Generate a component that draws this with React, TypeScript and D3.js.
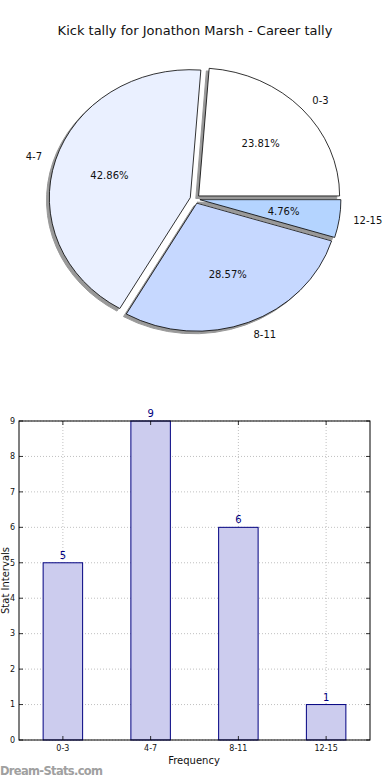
import React from 'react';
import * as d3 from 'd3';

const categories = ['0-3', '4-7', '8-11', '12-15'];
const counts = [5, 9, 6, 1];
const sliceColors = ['#ffffff', '#eaf0ff', '#c6d8ff', '#b4d4ff'];
const yTicks = [0, 1, 2, 3, 4, 5, 6, 7, 8, 9];

const W = 390;
const H = 780;
const font = 'DejaVu Sans, sans-serif';

// pie geometry (matplotlib style, squashed to an ellipse)
const cx = 195;
const cy = 199;
const rx = 141;
const ry = 128;
const explode = 0.035;

// bar axes box
const box = { left: 19, right: 370, top: 421, bottom: 740 };

const App = () => {
  const total = d3.sum(counts);
  // matplotlib starts at 0deg (east) and goes counterclockwise
  let acc = 0;
  const slices = counts.map((v, i) => {
    const t1 = (acc / total) * 2 * Math.PI;
    acc += v;
    const t2 = (acc / total) * 2 * Math.PI;
    const mid = (t1 + t2) / 2;
    const ox = cx + explode * rx * Math.cos(mid);
    const oy = cy - explode * ry * Math.sin(mid);
    return { i, v, t1, t2, mid, ox, oy };
  });

  const arc = d3.arc<any>().innerRadius(0).outerRadius(1);
  const pathFor = (s) =>
    arc({ startAngle: Math.PI / 2 - s.t2, endAngle: Math.PI / 2 - s.t1 });

  const x = d3
    .scaleBand()
    .domain(categories)
    .range([box.left, box.right])
    .paddingInner(0)
    .paddingOuter(0);
  const y = d3.scaleLinear().domain([0, 9]).range([box.bottom, box.top]);
  const barW = x.bandwidth() * 0.45;

  return (
    <svg
      width={W}
      height={H}
      style={{ position: 'absolute', left: 0, top: 0, background: '#fff' }}
      fontFamily={font}
    >
      <text x={195} y={35} textAnchor="middle" fontSize={13} fill="#111">
        Kick tally for Jonathon Marsh - Career tally
      </text>

      {/* shadows */}
      {slices.map((s) => (
        <path
          key={'sh' + s.i}
          d={pathFor(s)}
          transform={`translate(${s.ox - 0.02 * rx},${s.oy + 0.02 * ry}) scale(${rx},${ry})`}
          fill="#999999"
          stroke="#999999"
          strokeWidth={1}
          vectorEffect="non-scaling-stroke"
        />
      ))}
      {slices.map((s) => (
        <path
          key={'w' + s.i}
          d={pathFor(s)}
          transform={`translate(${s.ox},${s.oy}) scale(${rx},${ry})`}
          fill={sliceColors[s.i]}
          stroke="#000"
          strokeWidth={0.8}
          vectorEffect="non-scaling-stroke"
        />
      ))}
      {slices.map((s) => {
        const lx = s.ox + 1.1 * rx * Math.cos(s.mid);
        const ly = s.oy - 1.1 * ry * Math.sin(s.mid);
        const px = s.ox + 0.6 * rx * Math.cos(s.mid);
        const py = s.oy - 0.6 * ry * Math.sin(s.mid);
        return (
          <g key={'l' + s.i} fontSize={10} fill="#111">
            <text
              x={lx}
              y={ly}
              dy="0.35em"
              textAnchor={Math.cos(s.mid) > 0 ? 'start' : 'end'}
            >
              {categories[s.i]}
            </text>
            <text x={px} y={py} dy="0.35em" textAnchor="middle">
              {((s.v / total) * 100).toFixed(2) + '%'}
            </text>
          </g>
        );
      })}

      {/* bar chart grid */}
      <g stroke="#b0b0b0" strokeWidth={0.8} strokeDasharray="1,2">
        {yTicks.map((t) => (
          <line key={'gy' + t} x1={box.left} x2={box.right} y1={y(t)} y2={y(t)} />
        ))}
        {categories.map((c) => (
          <line
            key={'gx' + c}
            x1={x(c) + x.bandwidth() / 2}
            x2={x(c) + x.bandwidth() / 2}
            y1={box.top}
            y2={box.bottom}
          />
        ))}
      </g>

      {categories.map((c, i) => {
        const bx = x(c) + x.bandwidth() / 2;
        return (
          <g key={'b' + c}>
            <rect
              x={bx - barW / 2}
              y={y(counts[i])}
              width={barW}
              height={y(0) - y(counts[i])}
              fill="#ccccee"
              stroke="#000080"
              strokeWidth={1}
            />
            <text
              x={bx}
              y={y(counts[i]) - 4}
              textAnchor="middle"
              fontSize={10}
              fill="#000080"
            >
              {counts[i]}
            </text>
          </g>
        );
      })}

      {/* axes frame and ticks */}
      <rect
        x={box.left}
        y={box.top}
        width={box.right - box.left}
        height={box.bottom - box.top}
        fill="none"
        stroke="#000"
        strokeWidth={1}
      />
      <g stroke="#000" strokeWidth={0.8}>
        {yTicks.map((t) => (
          <g key={'ty' + t}>
            <line x1={box.left} x2={box.left + 4} y1={y(t)} y2={y(t)} />
            <line x1={box.right - 4} x2={box.right} y1={y(t)} y2={y(t)} />
          </g>
        ))}
        {categories.map((c) => {
          const bx = x(c) + x.bandwidth() / 2;
          return (
            <g key={'tx' + c}>
              <line x1={bx} x2={bx} y1={box.bottom} y2={box.bottom - 4} />
              <line x1={bx} x2={bx} y1={box.top} y2={box.top + 4} />
            </g>
          );
        })}
      </g>
      <g fontSize={8} fill="#111">
        {yTicks.map((t) => (
          <text key={'yl' + t} x={box.left - 4} y={y(t)} dy="0.35em" textAnchor="end">
            {t}
          </text>
        ))}
        {categories.map((c) => (
          <text
            key={'xl' + c}
            x={x(c) + x.bandwidth() / 2}
            y={box.bottom + 11}
            textAnchor="middle"
          >
            {c}
          </text>
        ))}
      </g>
      <text x={194} y={764} textAnchor="middle" fontSize={10} fill="#111">
        Frequency
      </text>
      <text
        transform={`translate(9,${(box.top + box.bottom) / 2}) rotate(-90)`}
        textAnchor="middle"
        fontSize={10}
        fill="#111"
      >
        Stat Intervals
      </text>
      <text x={0} y={775} fontSize={11.5} fontWeight="bold" fill="#a0a0a0" textLength={103}>
        Dream-Stats.com
      </text>
    </svg>
  );
};

export default App;
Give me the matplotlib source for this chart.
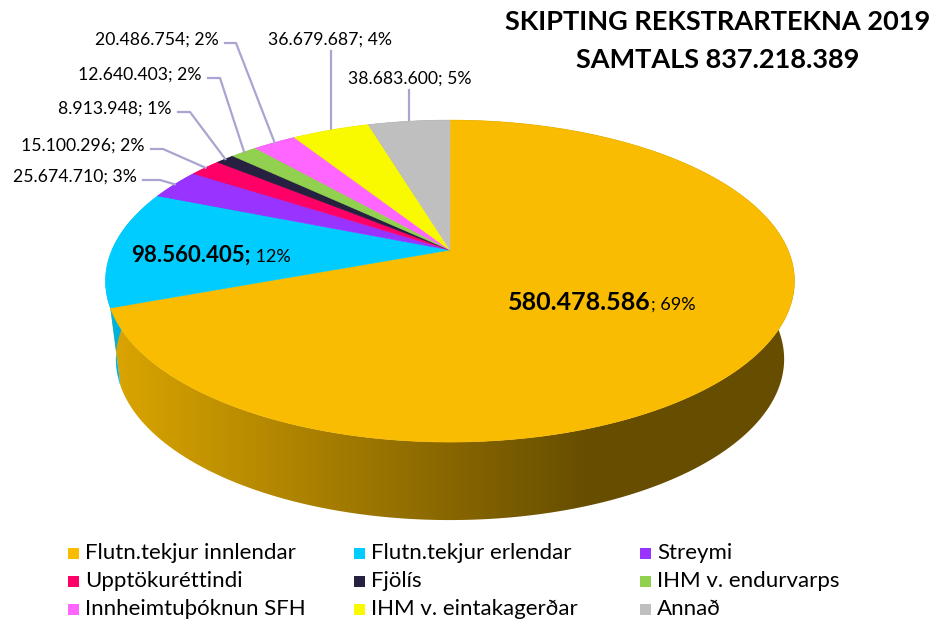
import numpy as np
import matplotlib
matplotlib.use("Agg")
import matplotlib.pyplot as plt
from matplotlib.patches import Polygon, Rectangle
from matplotlib.colors import to_rgb

plt.rcParams['font.family'] = ['Lato', 'DejaVu Sans']

# gögn
flokkar = ["Flutn.tekjur innlendar", "Flutn.tekjur erlendar", "Streymi",
           "Upptökuréttindi", "Fjölís", "IHM v. endurvarps",
           "Innheimtuþóknun SFH", "IHM v. eintakagerðar", "Annað"]
upphaedir = [580478586, 98560405, 25674710, 15100296, 8913948,
             12640403, 20486754, 36679687, 38683600]
litir = ["#F9BC00", "#00CCFF", "#9933FF", "#FF0066", "#262140",
         "#92D050", "#FF66FF", "#F9F900", "#BFBFBF"]
titill = ["SKIPTING REKSTRARTEKNA 2019", "SAMTALS 837.218.389"]

samtals = sum(upphaedir)

def punktar(v):
    return f"{v:,}".replace(",", ".")

# 3D kaka - einföld fjarvídd
cx, cy = 450, 250
rx, ry = 338, 155
k = 0.193
dz = 78
skreppa = 0.97  # botninn aðeins mjórri

def proj(th):
    X = np.sin(th)
    Y = np.cos(th)
    w = 1 + k * Y
    return cx + rx * X / w, cy - ry * Y / w

fig = plt.figure(figsize=(9.37, 6.28), dpi=100)
ax = fig.add_axes([0, 0, 1, 1])
ax.set_xlim(0, 937)
ax.set_ylim(628, 0)
ax.axis("off")

hlutar = np.array(upphaedir) / samtals
endar = np.cumsum(hlutar) * 2 * np.pi
byrjun = endar - hlutar * 2 * np.pi

# hliðar fyrst
gx = np.linspace(0, 937, 400)
fakt = np.clip(0.88 - (gx - 110) * 0.00098, 0.41, 0.88)
for i in range(len(upphaedir)):
    t = np.linspace(byrjun[i], endar[i], 200)
    x, y = proj(t)
    xb = cx + (x - cx) * skreppa
    poly = np.vstack([np.column_stack([x, y]),
                      np.column_stack([xb[::-1], y[::-1] + dz])])
    p = Polygon(poly, closed=True, facecolor="none", edgecolor="none")
    ax.add_patch(p)
    rgb = np.array(to_rgb(litir[i]))
    img = fakt[None, :, None] * rgb[None, None, :]
    im = ax.imshow(img, extent=(0, 937, 628, 0), aspect="auto", zorder=1)
    im.set_clip_path(p)

# toppflötur
for i in range(len(upphaedir)):
    t = np.linspace(byrjun[i], endar[i], 200)
    x, y = proj(t)
    poly = np.vstack([[cx, cy], np.column_stack([x, y])])
    ax.add_patch(Polygon(poly, closed=True, facecolor=litir[i],
                         edgecolor=litir[i], lw=0.4, zorder=2))

r = fig.canvas.get_renderer()

def tvilit(x, y, feitt, venjulegt, fs1, fs2):
    t1 = ax.text(x, y, feitt, fontsize=fs1, fontweight="bold", va="baseline", zorder=5)
    bb = t1.get_window_extent(r).transformed(ax.transData.inverted())
    ax.text(bb.x1, y, venjulegt, fontsize=fs2, va="baseline", zorder=5)

pr = [round(h * 100) for h in hlutar]
tvilit(508, 310, punktar(upphaedir[0]), f"; {pr[0]}%", 18, 13)
tvilit(131, 262, punktar(upphaedir[1]) + ";", f" {pr[1]}%", 16, 13)

# merki utan við
lina = "#A9A5D1"
vinstri = {2: (137, 177, 160), 3: (145, 146, 163), 4: (172, 109, 190),
           5: (202, 75, 220), 6: (219, 40, 236)}
for i, (xe, ym, xb) in vinstri.items():
    ax.text(xe, ym, f"{punktar(upphaedir[i])}; {pr[i]}%", fontsize=12.7,
            ha="right", va="center", zorder=5)
    mx, my = proj((byrjun[i] + endar[i]) / 2)
    ax.plot([xe + 6, xb, mx], [ym + 3, ym + 3, my], color=lina, lw=1.6, zorder=3)

ofan = {7: (330, 40), 8: (410, 79)}
for i, (xm, ym) in ofan.items():
    mx, my = proj((byrjun[i] + endar[i]) / 2)
    ax.text(xm, ym, f"{punktar(upphaedir[i])}; {pr[i]}%", fontsize=12.7,
            ha="center", va="center", zorder=5)
    ax.plot([mx, mx], [ym + 11, my + 2], color=lina, lw=1.6, zorder=1.5)

# titill
ax.text(718, 22, titill[0], fontsize=19.5, fontweight="bold", ha="center", va="center")
ax.text(718, 60, titill[1], fontsize=19.5, fontweight="bold", ha="center", va="center")

# skýringar
dalkar = [68, 354, 640]
radir = [553, 581, 609]
for i, nafn in enumerate(flokkar):
    xx = dalkar[i % 3]
    yy = radir[i // 3]
    ax.add_patch(Rectangle((xx, yy - 5), 11, 11, facecolor=litir[i], edgecolor="none"))
    ax.text(xx + 17, yy, nafn, fontsize=16, va="center")

fig.savefig("out.png", dpi=100)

= = = =

Restate, line by line and word for word, everything from the top of the material through the line that contains "const barW = x.bandwidth() * 0.45;". Leave pictures out.

Generate a component that draws this with React, TypeScript and D3.js.
import React from 'react';
import * as d3 from 'd3';

const categories = ['0-3', '4-7', '8-11', '12-15'];
const counts = [5, 9, 6, 1];
const sliceColors = ['#ffffff', '#eaf0ff', '#c6d8ff', '#b4d4ff'];
const yTicks = [0, 1, 2, 3, 4, 5, 6, 7, 8, 9];

const W = 390;
const H = 780;
const font = 'DejaVu Sans, sans-serif';

// pie geometry (matplotlib style, squashed to an ellipse)
const cx = 195;
const cy = 199;
const rx = 141;
const ry = 128;
const explode = 0.035;

// bar axes box
const box = { left: 19, right: 370, top: 421, bottom: 740 };

const App = () => {
  const total = d3.sum(counts);
  // matplotlib starts at 0deg (east) and goes counterclockwise
  let acc = 0;
  const slices = counts.map((v, i) => {
    const t1 = (acc / total) * 2 * Math.PI;
    acc += v;
    const t2 = (acc / total) * 2 * Math.PI;
    const mid = (t1 + t2) / 2;
    const ox = cx + explode * rx * Math.cos(mid);
    const oy = cy - explode * ry * Math.sin(mid);
    return { i, v, t1, t2, mid, ox, oy };
  });

  const arc = d3.arc<any>().innerRadius(0).outerRadius(1);
  const pathFor = (s) =>
    arc({ startAngle: Math.PI / 2 - s.t2, endAngle: Math.PI / 2 - s.t1 });

  const x = d3
    .scaleBand()
    .domain(categories)
    .range([box.left, box.right])
    .paddingInner(0)
    .paddingOuter(0);
  const y = d3.scaleLinear().domain([0, 9]).range([box.bottom, box.top]);
  const barW = x.bandwidth() * 0.45;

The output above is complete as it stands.